Using the material that follows, identify and copy each line with the string "standalone".

━━━ GIVEN RECORDS

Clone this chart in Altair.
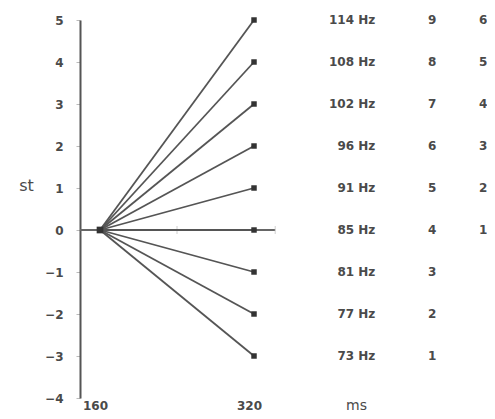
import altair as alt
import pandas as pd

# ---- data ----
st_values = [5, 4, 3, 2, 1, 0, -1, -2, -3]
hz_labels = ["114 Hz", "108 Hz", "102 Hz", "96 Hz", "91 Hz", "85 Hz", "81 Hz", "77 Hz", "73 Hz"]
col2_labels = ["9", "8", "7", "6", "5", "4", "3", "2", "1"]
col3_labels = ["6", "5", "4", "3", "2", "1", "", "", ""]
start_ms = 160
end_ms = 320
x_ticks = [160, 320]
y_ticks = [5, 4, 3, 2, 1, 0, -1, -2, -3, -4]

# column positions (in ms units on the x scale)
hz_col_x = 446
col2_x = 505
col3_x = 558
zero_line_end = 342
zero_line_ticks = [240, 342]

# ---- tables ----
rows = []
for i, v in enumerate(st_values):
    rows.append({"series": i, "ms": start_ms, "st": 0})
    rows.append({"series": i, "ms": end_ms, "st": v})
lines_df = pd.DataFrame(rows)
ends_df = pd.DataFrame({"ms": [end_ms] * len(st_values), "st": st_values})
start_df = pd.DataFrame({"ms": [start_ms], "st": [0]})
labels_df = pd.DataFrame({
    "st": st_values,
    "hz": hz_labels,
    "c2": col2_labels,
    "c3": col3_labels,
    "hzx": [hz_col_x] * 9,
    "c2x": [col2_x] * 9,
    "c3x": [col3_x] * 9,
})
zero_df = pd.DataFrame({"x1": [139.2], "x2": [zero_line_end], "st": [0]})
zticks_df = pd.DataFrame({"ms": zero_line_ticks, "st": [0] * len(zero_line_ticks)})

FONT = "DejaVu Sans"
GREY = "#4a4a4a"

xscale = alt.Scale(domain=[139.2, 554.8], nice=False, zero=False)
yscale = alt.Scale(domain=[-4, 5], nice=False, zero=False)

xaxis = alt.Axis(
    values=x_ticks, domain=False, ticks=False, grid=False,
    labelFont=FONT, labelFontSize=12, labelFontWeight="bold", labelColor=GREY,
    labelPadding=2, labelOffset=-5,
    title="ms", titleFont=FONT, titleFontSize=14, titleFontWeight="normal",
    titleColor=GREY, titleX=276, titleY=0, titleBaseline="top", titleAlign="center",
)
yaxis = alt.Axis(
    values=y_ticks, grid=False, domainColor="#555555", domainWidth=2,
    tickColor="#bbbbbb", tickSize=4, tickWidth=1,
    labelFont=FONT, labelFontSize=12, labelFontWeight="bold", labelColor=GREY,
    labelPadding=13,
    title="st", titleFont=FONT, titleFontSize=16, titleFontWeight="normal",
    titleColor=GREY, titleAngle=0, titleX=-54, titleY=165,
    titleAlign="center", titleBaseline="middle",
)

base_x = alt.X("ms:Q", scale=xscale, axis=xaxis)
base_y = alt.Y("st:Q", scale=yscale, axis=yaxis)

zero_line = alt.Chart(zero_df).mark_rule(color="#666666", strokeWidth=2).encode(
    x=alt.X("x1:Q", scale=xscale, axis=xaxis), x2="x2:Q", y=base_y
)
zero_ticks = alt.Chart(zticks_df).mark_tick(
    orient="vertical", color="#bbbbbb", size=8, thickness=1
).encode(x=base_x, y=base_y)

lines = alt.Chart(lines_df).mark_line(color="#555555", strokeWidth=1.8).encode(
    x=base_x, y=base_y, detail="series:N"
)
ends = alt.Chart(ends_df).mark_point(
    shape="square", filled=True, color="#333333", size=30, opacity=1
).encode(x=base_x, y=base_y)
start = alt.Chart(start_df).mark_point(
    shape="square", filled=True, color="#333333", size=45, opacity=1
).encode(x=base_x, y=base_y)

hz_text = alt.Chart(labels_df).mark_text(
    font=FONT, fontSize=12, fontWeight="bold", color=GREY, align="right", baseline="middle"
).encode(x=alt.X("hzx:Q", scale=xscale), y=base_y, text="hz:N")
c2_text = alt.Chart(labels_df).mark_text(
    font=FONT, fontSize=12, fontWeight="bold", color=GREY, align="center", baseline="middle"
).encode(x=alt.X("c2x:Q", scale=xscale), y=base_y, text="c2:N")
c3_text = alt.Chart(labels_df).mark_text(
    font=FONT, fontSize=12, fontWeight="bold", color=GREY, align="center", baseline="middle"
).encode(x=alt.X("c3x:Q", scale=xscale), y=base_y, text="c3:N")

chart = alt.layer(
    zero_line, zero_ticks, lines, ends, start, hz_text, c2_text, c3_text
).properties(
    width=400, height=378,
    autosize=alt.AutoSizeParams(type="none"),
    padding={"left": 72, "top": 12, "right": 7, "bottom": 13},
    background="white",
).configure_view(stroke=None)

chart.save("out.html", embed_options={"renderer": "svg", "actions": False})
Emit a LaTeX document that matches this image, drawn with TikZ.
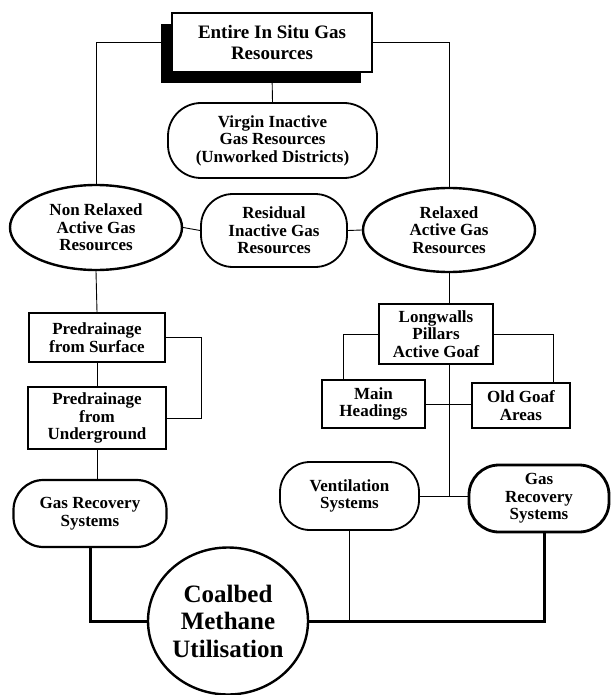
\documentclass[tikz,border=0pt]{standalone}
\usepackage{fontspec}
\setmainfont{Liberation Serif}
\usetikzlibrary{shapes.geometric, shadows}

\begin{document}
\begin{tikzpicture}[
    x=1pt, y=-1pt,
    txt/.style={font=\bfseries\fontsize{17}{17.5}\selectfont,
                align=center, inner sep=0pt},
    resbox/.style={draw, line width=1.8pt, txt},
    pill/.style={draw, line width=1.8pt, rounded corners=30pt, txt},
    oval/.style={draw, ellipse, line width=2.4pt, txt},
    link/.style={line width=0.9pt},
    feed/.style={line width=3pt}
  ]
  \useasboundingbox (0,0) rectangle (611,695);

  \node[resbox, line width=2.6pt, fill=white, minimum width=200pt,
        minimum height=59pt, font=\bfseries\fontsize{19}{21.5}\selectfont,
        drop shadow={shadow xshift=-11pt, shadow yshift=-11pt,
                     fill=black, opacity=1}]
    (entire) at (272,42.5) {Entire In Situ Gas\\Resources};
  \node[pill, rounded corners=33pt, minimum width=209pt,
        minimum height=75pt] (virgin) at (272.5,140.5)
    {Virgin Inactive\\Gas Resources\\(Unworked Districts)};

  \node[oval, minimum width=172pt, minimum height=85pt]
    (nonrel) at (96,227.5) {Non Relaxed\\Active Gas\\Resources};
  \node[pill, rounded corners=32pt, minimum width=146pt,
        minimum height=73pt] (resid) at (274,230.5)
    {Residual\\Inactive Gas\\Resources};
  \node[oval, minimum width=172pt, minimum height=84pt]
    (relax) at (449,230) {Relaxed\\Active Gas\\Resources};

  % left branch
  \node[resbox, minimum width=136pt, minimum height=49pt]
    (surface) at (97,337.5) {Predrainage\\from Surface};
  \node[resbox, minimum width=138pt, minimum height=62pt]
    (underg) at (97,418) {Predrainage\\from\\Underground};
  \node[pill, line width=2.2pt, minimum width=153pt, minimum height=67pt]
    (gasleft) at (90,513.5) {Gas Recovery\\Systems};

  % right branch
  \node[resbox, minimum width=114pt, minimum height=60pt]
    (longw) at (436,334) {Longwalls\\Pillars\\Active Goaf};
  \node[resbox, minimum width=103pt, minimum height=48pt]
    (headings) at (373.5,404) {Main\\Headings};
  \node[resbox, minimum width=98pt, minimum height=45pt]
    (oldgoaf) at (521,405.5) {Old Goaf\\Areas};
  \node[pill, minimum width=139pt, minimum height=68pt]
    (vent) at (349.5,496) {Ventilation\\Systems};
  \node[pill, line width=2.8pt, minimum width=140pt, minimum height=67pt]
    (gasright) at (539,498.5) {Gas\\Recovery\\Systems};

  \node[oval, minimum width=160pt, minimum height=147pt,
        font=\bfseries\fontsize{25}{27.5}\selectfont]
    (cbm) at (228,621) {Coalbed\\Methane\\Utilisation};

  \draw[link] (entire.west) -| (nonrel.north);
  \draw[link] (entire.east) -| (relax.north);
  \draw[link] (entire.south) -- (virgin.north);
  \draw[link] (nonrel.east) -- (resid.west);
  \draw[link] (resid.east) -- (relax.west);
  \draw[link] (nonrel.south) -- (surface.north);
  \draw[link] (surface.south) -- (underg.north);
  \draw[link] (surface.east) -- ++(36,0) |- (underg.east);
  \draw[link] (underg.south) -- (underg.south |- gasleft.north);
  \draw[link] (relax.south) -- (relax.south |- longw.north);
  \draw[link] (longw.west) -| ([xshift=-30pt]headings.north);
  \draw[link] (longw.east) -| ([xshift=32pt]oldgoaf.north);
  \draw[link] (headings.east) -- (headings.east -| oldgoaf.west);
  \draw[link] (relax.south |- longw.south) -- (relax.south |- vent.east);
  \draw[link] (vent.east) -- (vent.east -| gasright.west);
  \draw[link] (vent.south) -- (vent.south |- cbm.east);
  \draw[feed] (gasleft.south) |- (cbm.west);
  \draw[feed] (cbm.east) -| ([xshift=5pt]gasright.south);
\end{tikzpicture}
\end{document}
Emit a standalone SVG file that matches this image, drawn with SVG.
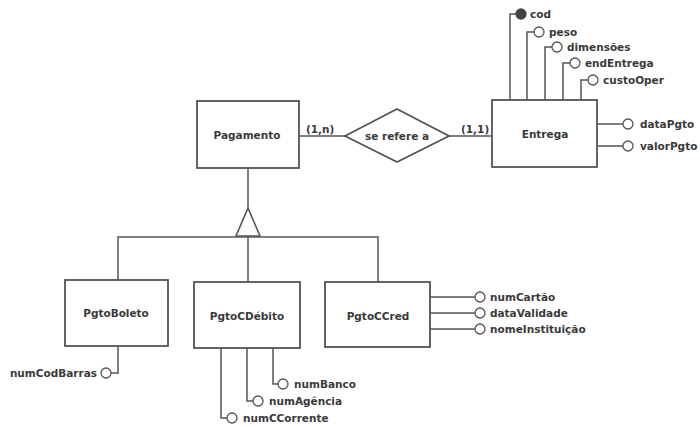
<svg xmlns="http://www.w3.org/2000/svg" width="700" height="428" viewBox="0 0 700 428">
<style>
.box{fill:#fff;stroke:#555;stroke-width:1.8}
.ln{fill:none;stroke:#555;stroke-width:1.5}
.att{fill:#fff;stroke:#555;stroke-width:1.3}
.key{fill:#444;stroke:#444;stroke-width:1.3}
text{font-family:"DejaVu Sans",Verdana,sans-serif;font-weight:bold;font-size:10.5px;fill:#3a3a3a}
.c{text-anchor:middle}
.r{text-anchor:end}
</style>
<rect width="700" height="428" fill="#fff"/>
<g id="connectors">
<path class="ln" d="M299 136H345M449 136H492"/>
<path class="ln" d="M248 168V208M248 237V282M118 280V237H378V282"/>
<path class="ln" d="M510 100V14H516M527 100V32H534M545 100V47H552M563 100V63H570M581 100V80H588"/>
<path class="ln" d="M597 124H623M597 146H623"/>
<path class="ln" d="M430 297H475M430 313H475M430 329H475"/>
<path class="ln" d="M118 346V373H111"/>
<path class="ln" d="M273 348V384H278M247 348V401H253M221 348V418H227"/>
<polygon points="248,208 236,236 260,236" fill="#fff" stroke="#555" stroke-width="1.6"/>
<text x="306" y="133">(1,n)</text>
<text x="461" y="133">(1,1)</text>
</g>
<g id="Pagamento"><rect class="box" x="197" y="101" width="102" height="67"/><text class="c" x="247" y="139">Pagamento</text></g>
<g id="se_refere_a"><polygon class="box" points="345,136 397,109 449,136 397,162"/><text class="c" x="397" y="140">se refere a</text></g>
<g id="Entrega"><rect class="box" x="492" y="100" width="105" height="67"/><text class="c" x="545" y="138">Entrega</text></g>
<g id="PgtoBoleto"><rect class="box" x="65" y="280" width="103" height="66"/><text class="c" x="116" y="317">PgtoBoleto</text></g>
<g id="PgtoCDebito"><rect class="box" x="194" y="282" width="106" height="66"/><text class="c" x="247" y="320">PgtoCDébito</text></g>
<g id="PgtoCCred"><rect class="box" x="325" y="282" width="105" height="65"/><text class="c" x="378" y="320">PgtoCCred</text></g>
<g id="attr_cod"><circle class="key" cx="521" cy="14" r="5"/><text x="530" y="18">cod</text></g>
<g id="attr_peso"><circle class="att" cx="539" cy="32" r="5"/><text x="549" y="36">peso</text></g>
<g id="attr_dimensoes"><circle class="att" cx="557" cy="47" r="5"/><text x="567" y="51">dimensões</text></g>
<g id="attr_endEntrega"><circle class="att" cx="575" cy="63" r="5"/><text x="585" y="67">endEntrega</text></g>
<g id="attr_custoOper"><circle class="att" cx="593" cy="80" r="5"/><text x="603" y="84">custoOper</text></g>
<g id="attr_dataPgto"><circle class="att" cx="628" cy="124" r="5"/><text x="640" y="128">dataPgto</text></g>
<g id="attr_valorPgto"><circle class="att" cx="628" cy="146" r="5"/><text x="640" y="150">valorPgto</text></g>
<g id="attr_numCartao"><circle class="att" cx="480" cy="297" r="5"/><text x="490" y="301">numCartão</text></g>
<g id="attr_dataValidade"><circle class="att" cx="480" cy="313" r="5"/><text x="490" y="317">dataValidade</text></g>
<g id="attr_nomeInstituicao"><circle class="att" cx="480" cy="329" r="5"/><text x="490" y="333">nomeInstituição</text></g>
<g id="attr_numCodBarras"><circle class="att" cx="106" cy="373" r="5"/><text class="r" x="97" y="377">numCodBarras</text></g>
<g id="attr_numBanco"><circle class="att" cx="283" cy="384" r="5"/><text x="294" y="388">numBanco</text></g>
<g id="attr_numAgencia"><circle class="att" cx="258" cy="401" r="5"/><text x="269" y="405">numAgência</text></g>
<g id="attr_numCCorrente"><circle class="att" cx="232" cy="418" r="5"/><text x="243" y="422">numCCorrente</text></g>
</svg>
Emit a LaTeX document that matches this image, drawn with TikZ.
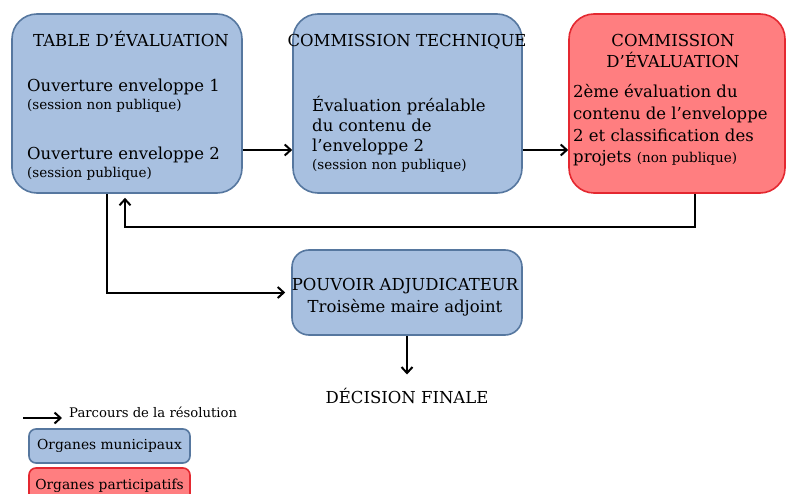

━━━━━━

:: EXERCISE SOLUTION ::
\documentclass[tikz,border=0pt]{standalone}
Emit a standalone SVG file that matches this image, drawn with SVG.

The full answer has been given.